GIVEN REQUEST: Quote the data below in full, minus the images.

● ● ● ● ●

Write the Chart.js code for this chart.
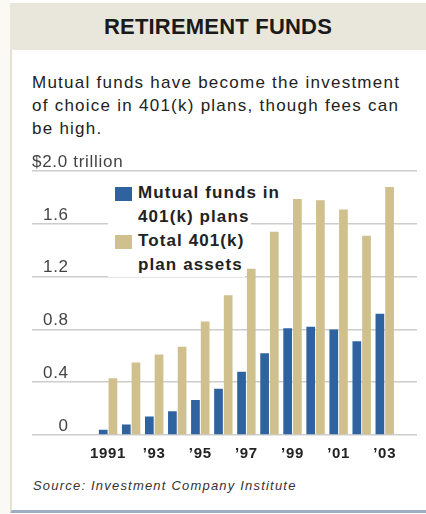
<!DOCTYPE html>
<html>
<head>
<meta charset="utf-8">
<script src="https://cdn.jsdelivr.net/npm/chart.js@4.4.1/dist/chart.umd.min.js"></script>
<style>
  html, body { margin: 0; padding: 0; background: #fff; }
  body { width: 426px; height: 514px; position: relative; overflow: hidden;
         font-family: "Liberation Sans", Arial, Helvetica, sans-serif; color: #222; }
  #frame { position: absolute; left: 10px; top: 3px; width: 416px; height: 510px;
           border-left: 2px solid #e4e1d3; border-bottom: 3px solid #9cadc5; box-sizing: border-box; }
  #leftpad { position: absolute; left: 0; top: 0; width: 10px; height: 514px; background: #faf9f4; }
  #title { position: absolute; left: 10px; top: 3px; width: 416px; height: 47px; background: #e9e7dc;
           text-align: center; font-weight: bold; font-size: 22px; line-height: 47px; color: #1a1a1a;
           letter-spacing: 0.2px; }
  #subtitle { position: absolute; left: 32px; top: 71px; white-space: nowrap; font-size: 17px; line-height: 23px;
              letter-spacing: 1.25px; color: #222; }
  #chartbox { position: absolute; left: 0; top: 150px; width: 426px; height: 324px; }
  #legend { position: absolute; left: 108px; top: 181px; font-weight: bold; font-size: 17px;
            letter-spacing: 1.1px; color: #222; }
  .row { height: 24px; line-height: 24px; background: #fff; padding-left: 30px; padding-right: 2px;
         width: fit-content; position: relative; white-space: nowrap; }
  .sw { position: absolute; left: 7px; top: 6px; width: 17px; height: 14px; }
  #source { position: absolute; left: 33px; top: 478px; font-style: italic; font-size: 13px;
            letter-spacing: 1.2px; color: #333; }
</style>
</head>
<body>
<div id="leftpad"></div>
<div id="frame"></div>
<div id="title">RETIREMENT FUNDS</div>
<div id="subtitle">Mutual funds have become the investment<br>of choice in 401(k) plans, though fees can<br>be high.</div>
<div id="chartbox"><canvas id="c" width="426" height="324"></canvas></div>
<div id="legend"></div>
<div id="source">Source: Investment Company Institute</div>
<script>
// ---- data ----
const years = [1991, 1992, 1993, 1994, 1995, 1996, 1997, 1998, 1999, 2000, 2001, 2002, 2003];
const mutualFunds = [0.04, 0.08, 0.14, 0.18, 0.265, 0.35, 0.48, 0.62, 0.81, 0.82, 0.80, 0.71, 0.92];
const totalAssets = [0.43, 0.55, 0.61, 0.67, 0.86, 1.06, 1.26, 1.54, 1.79, 1.78, 1.71, 1.51, 1.88];
const seriesNames = [["Mutual funds in", "401(k) plans"], ["Total 401(k)", "plan assets"]];
const seriesColors = ["#2f63a0", "#cfc08e"];
const xTickYears = [1991, 1993, 1995, 1997, 1999, 2001, 2003];
const xTickLabels = ["1991", "\u201993", "\u201995", "\u201997", "\u201999", "\u201901", "\u201903"];
const yTickLabels = ["0", "0.4", "0.8", "1.2", "1.6", "$2.0 trillion"];

const FONT = '"Liberation Sans", Arial, Helvetica, sans-serif';

// legend (HTML)
const legend = document.getElementById('legend');
seriesNames.forEach((lines, i) => {
  lines.forEach((t, j) => {
    const r = document.createElement('div');
    r.className = 'row';
    r.textContent = t;
    if (j === 0) {
      const s = document.createElement('span');
      s.className = 'sw';
      s.style.background = seriesColors[i];
      r.appendChild(s);
    }
    legend.appendChild(r);
  });
});

const toXY = (arr) => arr.map((v, i) => ({ x: years[i], y: v }));

const spacing = {
  id: 'spacing',
  beforeLayout(c) { c.ctx.letterSpacing = '0.7px'; },
  beforeDraw(c) { c.ctx.letterSpacing = '0.7px'; }
};

const chart = new Chart(document.getElementById('c'), {
  type: 'bar',
  plugins: [spacing],
  data: {
    datasets: [
      { label: seriesNames[0].join(' '), data: toXY(mutualFunds), backgroundColor: seriesColors[0],
        categoryPercentage: 0.84, barPercentage: 0.9 },
      { label: seriesNames[1].join(' '), data: toXY(totalAssets), backgroundColor: seriesColors[1],
        categoryPercentage: 0.84, barPercentage: 0.9 }
    ]
  },
  options: {
    responsive: false,
    animation: false,
    layout: { padding: { left: 10, right: 9, top: 21, bottom: 1 } },
    plugins: { legend: { display: false }, tooltip: { enabled: false } },
    scales: {
      x: {
        type: 'linear',
        offset: false,
        min: 1987.7, max: 2004.4,
        grid: { display: false, drawTicks: false },
        border: { display: false },
        afterBuildTicks: (s) => { s.ticks = xTickYears.map(v => ({ value: v })); },
        ticks: {
          padding: 10,
          color: '#222',
          font: { family: FONT, size: 15, weight: 'bold' },
          callback: (v) => { const k = xTickYears.indexOf(v); return k >= 0 ? xTickLabels[k] : ''; }
        }
      },
      y: {
        position: 'left',
        weight: 2,
        min: 0, max: 2.0,
        grid: { color: '#cdcdcd', lineWidth: 1.5, drawTicks: false },
        border: { display: false },
        ticks: {
          stepSize: 0.4, mirror: true, crossAlign: 'far', padding: 11, labelOffset: -9,
          color: '#444', font: { family: FONT, size: 17 },
          callback: (v, i) => (i === yTickLabels.length - 1 ? '' : yTickLabels[i])
        }
      },
      y2: {
        position: 'left',
        weight: 0,
        min: 0, max: 2.0,
        grid: { display: false, drawTicks: false },
        border: { display: false },
        ticks: {
          stepSize: 0.4, mirror: true, crossAlign: 'near', padding: 0, labelOffset: -9,
          color: '#444', font: { family: FONT, size: 17 },
          callback: (v, i) => (i === yTickLabels.length - 1 ? yTickLabels[i] : '')
        }
      }
    }
  }
});
</script>
</body>
</html>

● ● ● ● ●

RESULT OF THE TASK:
Write the Chart.js code for this chart.
<!DOCTYPE html>
<html>
<head>
<meta charset="utf-8">
<script src="https://cdn.jsdelivr.net/npm/chart.js@4.4.1/dist/chart.umd.min.js"></script>
<style>
  html, body { margin: 0; padding: 0; background: #fff; }
  body { width: 426px; height: 514px; position: relative; overflow: hidden;
         font-family: "Liberation Sans", Arial, Helvetica, sans-serif; color: #222; }
  #frame { position: absolute; left: 10px; top: 3px; width: 416px; height: 510px;
           border-left: 2px solid #e4e1d3; border-bottom: 3px solid #9cadc5; box-sizing: border-box; }
  #leftpad { position: absolute; left: 0; top: 0; width: 10px; height: 514px; background: #faf9f4; }
  #title { position: absolute; left: 10px; top: 3px; width: 416px; height: 47px; background: #e9e7dc;
           text-align: center; font-weight: bold; font-size: 22px; line-height: 47px; color: #1a1a1a;
           letter-spacing: 0.2px; }
  #subtitle { position: absolute; left: 32px; top: 71px; white-space: nowrap; font-size: 17px; line-height: 23px;
              letter-spacing: 1.25px; color: #222; }
  #chartbox { position: absolute; left: 0; top: 150px; width: 426px; height: 324px; }
  #legend { position: absolute; left: 108px; top: 181px; font-weight: bold; font-size: 17px;
            letter-spacing: 1.1px; color: #222; }
  .row { height: 24px; line-height: 24px; background: #fff; padding-left: 30px; padding-right: 2px;
         width: fit-content; position: relative; white-space: nowrap; }
  .sw { position: absolute; left: 7px; top: 6px; width: 17px; height: 14px; }
  #source { position: absolute; left: 33px; top: 478px; font-style: italic; font-size: 13px;
            letter-spacing: 1.2px; color: #333; }
</style>
</head>
<body>
<div id="leftpad"></div>
<div id="frame"></div>
<div id="title">RETIREMENT FUNDS</div>
<div id="subtitle">Mutual funds have become the investment<br>of choice in 401(k) plans, though fees can<br>be high.</div>
<div id="chartbox"><canvas id="c" width="426" height="324"></canvas></div>
<div id="legend"></div>
<div id="source">Source: Investment Company Institute</div>
<script>
// ---- data ----
const years = [1991, 1992, 1993, 1994, 1995, 1996, 1997, 1998, 1999, 2000, 2001, 2002, 2003];
const mutualFunds = [0.04, 0.08, 0.14, 0.18, 0.265, 0.35, 0.48, 0.62, 0.81, 0.82, 0.80, 0.71, 0.92];
const totalAssets = [0.43, 0.55, 0.61, 0.67, 0.86, 1.06, 1.26, 1.54, 1.79, 1.78, 1.71, 1.51, 1.88];
const seriesNames = [["Mutual funds in", "401(k) plans"], ["Total 401(k)", "plan assets"]];
const seriesColors = ["#2f63a0", "#cfc08e"];
const xTickYears = [1991, 1993, 1995, 1997, 1999, 2001, 2003];
const xTickLabels = ["1991", "\u201993", "\u201995", "\u201997", "\u201999", "\u201901", "\u201903"];
const yTickLabels = ["0", "0.4", "0.8", "1.2", "1.6", "$2.0 trillion"];

const FONT = '"Liberation Sans", Arial, Helvetica, sans-serif';

// legend (HTML)
const legend = document.getElementById('legend');
seriesNames.forEach((lines, i) => {
  lines.forEach((t, j) => {
    const r = document.createElement('div');
    r.className = 'row';
    r.textContent = t;
    if (j === 0) {
      const s = document.createElement('span');
      s.className = 'sw';
      s.style.background = seriesColors[i];
      r.appendChild(s);
    }
    legend.appendChild(r);
  });
});

const toXY = (arr) => arr.map((v, i) => ({ x: years[i], y: v }));

const spacing = {
  id: 'spacing',
  beforeLayout(c) { c.ctx.letterSpacing = '0.7px'; },
  beforeDraw(c) { c.ctx.letterSpacing = '0.7px'; }
};

const chart = new Chart(document.getElementById('c'), {
  type: 'bar',
  plugins: [spacing],
  data: {
    datasets: [
      { label: seriesNames[0].join(' '), data: toXY(mutualFunds), backgroundColor: seriesColors[0],
        categoryPercentage: 0.84, barPercentage: 0.9 },
      { label: seriesNames[1].join(' '), data: toXY(totalAssets), backgroundColor: seriesColors[1],
        categoryPercentage: 0.84, barPercentage: 0.9 }
    ]
  },
  options: {
    responsive: false,
    animation: false,
    layout: { padding: { left: 10, right: 9, top: 21, bottom: 1 } },
    plugins: { legend: { display: false }, tooltip: { enabled: false } },
    scales: {
      x: {
        type: 'linear',
        offset: false,
        min: 1987.7, max: 2004.4,
        grid: { display: false, drawTicks: false },
        border: { display: false },
        afterBuildTicks: (s) => { s.ticks = xTickYears.map(v => ({ value: v })); },
        ticks: {
          padding: 10,
          color: '#222',
          font: { family: FONT, size: 15, weight: 'bold' },
          callback: (v) => { const k = xTickYears.indexOf(v); return k >= 0 ? xTickLabels[k] : ''; }
        }
      },
      y: {
        position: 'left',
        weight: 2,
        min: 0, max: 2.0,
        grid: { color: '#cdcdcd', lineWidth: 1.5, drawTicks: false },
        border: { display: false },
        ticks: {
          stepSize: 0.4, mirror: true, crossAlign: 'far', padding: 11, labelOffset: -9,
          color: '#444', font: { family: FONT, size: 17 },
          callback: (v, i) => (i === yTickLabels.length - 1 ? '' : yTickLabels[i])
        }
      },
      y2: {
        position: 'left',
        weight: 0,
        min: 0, max: 2.0,
        grid: { display: false, drawTicks: false },
        border: { display: false },
        ticks: {
          stepSize: 0.4, mirror: true, crossAlign: 'near', padding: 0, labelOffset: -9,
          color: '#444', font: { family: FONT, size: 17 },
          callback: (v, i) => (i === yTickLabels.length - 1 ? yTickLabels[i] : '')
        }
      }
    }
  }
});
</script>
</body>
</html>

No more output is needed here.